#How to run this example?
chmod +x run.sh
./run.sh
#Result File Description
If everything works as expected, a folder called pku.sample will appear in this directory.
There will be three logs file in pku.sample directory.
They are SparseCRFMMLabeler.log, SparseLSTMCRFMMLabeler.log and LSTMCRFMMLabeler.log.
Each log file records the performance on the dev set and test set.
You can use
grep Exceed logfile -C 4
to see the performance.
For example, performing grep Exeed SparseCRFMMLabeler.log -C 4
will show similar messages below
Recall:P=43285/46549=0.92988, Accuracy:P=43285/46435=0.932163, Fmeasure:0.93102
test:
Recall:P=83800/90886=0.922034, Accuracy:P=83800/90310=0.927915, Fmeasure:0.924965
Exceeds best previous performance of 0.9309. Saving model file..

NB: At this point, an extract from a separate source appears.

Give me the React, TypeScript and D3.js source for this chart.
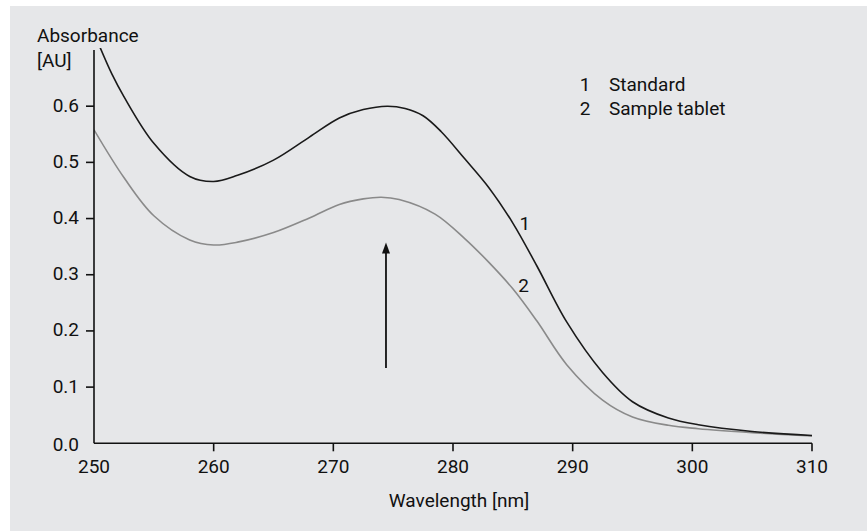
import React from "react";
import * as d3 from "d3";

const standardWl = [250.5, 251.5, 252.5, 255, 258, 260, 262, 265, 268, 270.5, 272.5, 274.5, 276, 277.5, 279, 281, 283, 285, 287, 289.5, 292.5, 295, 298, 300.5, 305, 310];
const standardAbs = [0.705, 0.657, 0.617, 0.534, 0.475, 0.466, 0.477, 0.504, 0.545, 0.579, 0.594, 0.6, 0.596, 0.583, 0.555, 0.506, 0.455, 0.392, 0.316, 0.216, 0.126, 0.074, 0.045, 0.033, 0.021, 0.014];

const sampleWl = [250, 252.5, 255, 258, 260, 262, 265, 268, 270.5, 272.5, 274, 275.5, 278.5, 281, 283, 285, 287, 289.5, 292.5, 295, 298, 300.5, 305, 310];
const sampleAbs = [0.558, 0.473, 0.405, 0.362, 0.353, 0.358, 0.375, 0.401, 0.425, 0.435, 0.438, 0.434, 0.408, 0.364, 0.322, 0.275, 0.218, 0.14, 0.077, 0.047, 0.032, 0.026, 0.019, 0.013];

const xTicks = [250, 260, 270, 280, 290, 300, 310];
const yTicks = [0.0, 0.1, 0.2, 0.3, 0.4, 0.5, 0.6];
const legendItems = [
  { num: "1", name: "Standard" },
  { num: "2", name: "Sample tablet" },
];
const curveLabels = [
  { text: "1", wl: 286.0, abs: 0.392 },
  { text: "2", wl: 285.9, abs: 0.28 },
];
const arrowWl = 274.4;
const arrowFrom = 0.134;
const arrowTo = 0.3575;

const W = 867;
const H = 531;
const FONT = "Roboto, 'Liberation Sans', sans-serif";

export default function App() {
  const x = d3.scaleLinear().domain([250, 310]).range([94, 812]);
  const y = d3.scaleLinear().domain([0, 0.7]).range([443.3, 50]);

  const line = d3
    .line<[number, number]>()
    .x((d) => x(d[0]))
    .y((d) => y(d[1]))
    .curve(d3.curveCatmullRom.alpha(0.5));

  const stdPath = line(standardWl.map((w, i) => [w, standardAbs[i]] as [number, number])) || "";
  const smpPath = line(sampleWl.map((w, i) => [w, sampleAbs[i]] as [number, number])) || "";

  const ax = x(arrowWl);
  const aTip = y(arrowTo);
  const aBase = y(arrowFrom);

  return (
    <svg
      width={W}
      height={H}
      style={{ position: "absolute", left: 0, top: 0 }}
      fontFamily={FONT}
    >
      <rect x={0} y={0} width={W} height={H} fill="#ffffff" />
      <rect x={10} y={6} width={W - 10} height={H - 6} fill="#e6e7e9" />

      <defs>
        <clipPath id="plotclip">
          <rect x={94} y={48} width={730} height={400} />
        </clipPath>
      </defs>

      {/* curves */}
      <g clipPath="url(#plotclip)">
        <path d={smpPath} fill="none" stroke="#8a8a8a" strokeWidth={1.6} />
        <path d={stdPath} fill="none" stroke="#1a1a1a" strokeWidth={1.6} />
      </g>

      {/* axes */}
      <line x1={x(250)} x2={x(250)} y1={y(0.7)} y2={y(0)} stroke="#111" strokeWidth={1.6} />
      <line x1={x(250)} x2={x(310)} y1={y(0)} y2={y(0)} stroke="#111" strokeWidth={1.6} />

      {yTicks.map((t) => (
        <g key={"y" + t}>
          {t > 0 && (
            <line x1={x(250) - 8} x2={x(250)} y1={y(t)} y2={y(t)} stroke="#111" strokeWidth={1.6} />
          )}
          <text
            x={79}
            y={y(t) + (t === 0 ? 1 : -1)}
            textAnchor="end"
            dominantBaseline="central"
            fontSize={19}
            fill="#111"
          >
            {t.toFixed(1)}
          </text>
        </g>
      ))}

      {xTicks.map((t) => (
        <g key={"x" + t}>
          {t > 250 && (
            <line x1={x(t)} x2={x(t)} y1={y(0)} y2={y(0) + 8} stroke="#111" strokeWidth={1.6} />
          )}
          <text
            x={x(t)}
            y={466}
            textAnchor="middle"
            dominantBaseline="central"
            fontSize={19}
            fill="#111"
          >
            {t}
          </text>
        </g>
      ))}

      {/* axis titles */}
      <text x={37} y={42} fontSize={19} fill="#111">Absorbance</text>
      <text x={37} y={67} fontSize={19} fill="#111">[AU]</text>
      <text x={459} y={507} textAnchor="middle" fontSize={19} fill="#111">
        Wavelength [nm]
      </text>

      {/* legend */}
      {legendItems.map((it, i) => (
        <g key={it.num}>
          <text x={585} y={91 + i * 24} textAnchor="middle" fontSize={19} fill="#111">
            {it.num}
          </text>
          <text x={609} y={91 + i * 24} fontSize={19} fill="#111">
            {it.name}
          </text>
        </g>
      ))}

      {/* curve labels */}
      {curveLabels.map((c) => (
        <text
          key={c.text}
          x={x(c.wl)}
          y={y(c.abs)}
          textAnchor="middle"
          dominantBaseline="central"
          fontSize={19}
          fill="#111"
        >
          {c.text}
        </text>
      ))}

      {/* arrow */}
      <line x1={ax} x2={ax} y1={aBase} y2={aTip + 8} stroke="#111" strokeWidth={1.8} />
      <path
        d={`M${ax},${aTip} L${ax - 4},${aTip + 11} L${ax + 4},${aTip + 11} Z`}
        fill="#111"
      />
    </svg>
  );
}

The first "Recall..." line shows you the performance of the dev set and the second "Recall..." line shows you the performance of the test set.
Also there will be three directories produced inside pku.sample. These directories are SparseCRFMMLabeler, LSTMCRFMMLabeler and SparseLSTMCRFMMLabeler. Inside each directory, there are two files pku.dev.featsOUTnodrop and pku.test.featsOUTnodrop, which are corresponding to the best tagged result of dev set and test set respectively until now. . #Feature Template
- character unigram, Ci_i ( -2=<i<=2 ).
- character bigram, C_{i-1}C_i ( -2=<i<2 ), C-1C1, C0C2
- whether two characters are equal, RC0C-2 and RC0C-1
- character trigram, C-1C0C1
- type(C0), there are five types. 0: Punctuation, 1: Alphabet, 2:Date, 3: Number, 4: others
- type(C-1C0C1)
- type(C-2C-1C0C1C2)
For example, considering this sentence
共同 创造 美好 的 新 世纪 —— 二○○一年 新年 贺词
, the extracted features for the fifth character "美" is
美 [T1]造美 [T2]创造美 [S]C-2=创 [S]C-1=造 [S]C0=美 [S]C1=好 [S]C2=的 [S]C-2C-1=创造 [S]C-1C0=造美 [S]C0C1=美好 [S]C1C2=好的 [S]C-1C1=造好 [S]C0C2=美的 [S]RC0C-2=0 [S]RC0C-1=0 [S]C-1C0C1=造美好 [S]TC-1=4 [S]TC-11==444 [S]TC-22==44444 b-seg
where
- 美 is the current character. You should use "-word" to specify the character unigram embeddings.
- [T1] and [T2]. Things started with "[T" are additional targets which need to be embedded. Here we use character bigram embeddings and character trigram embeddings. You should use "-tag" to specify these embeddings and use comma as a delimiter between embedding file paths. For example, "-tag t2.vec,t3.vec".
- [S]. Things startd with [S] are sparse features.
- b-seg is the tag for current character. Tags must be augmented with '-seg' postfix to indicate this is a segmentation task but not a classification application.
#How to use more embeddings?
First, you should add a item started with "[T" such as "[T3]" to your feature file.
Second, you need to provide the embedding file using the "-tag" command option.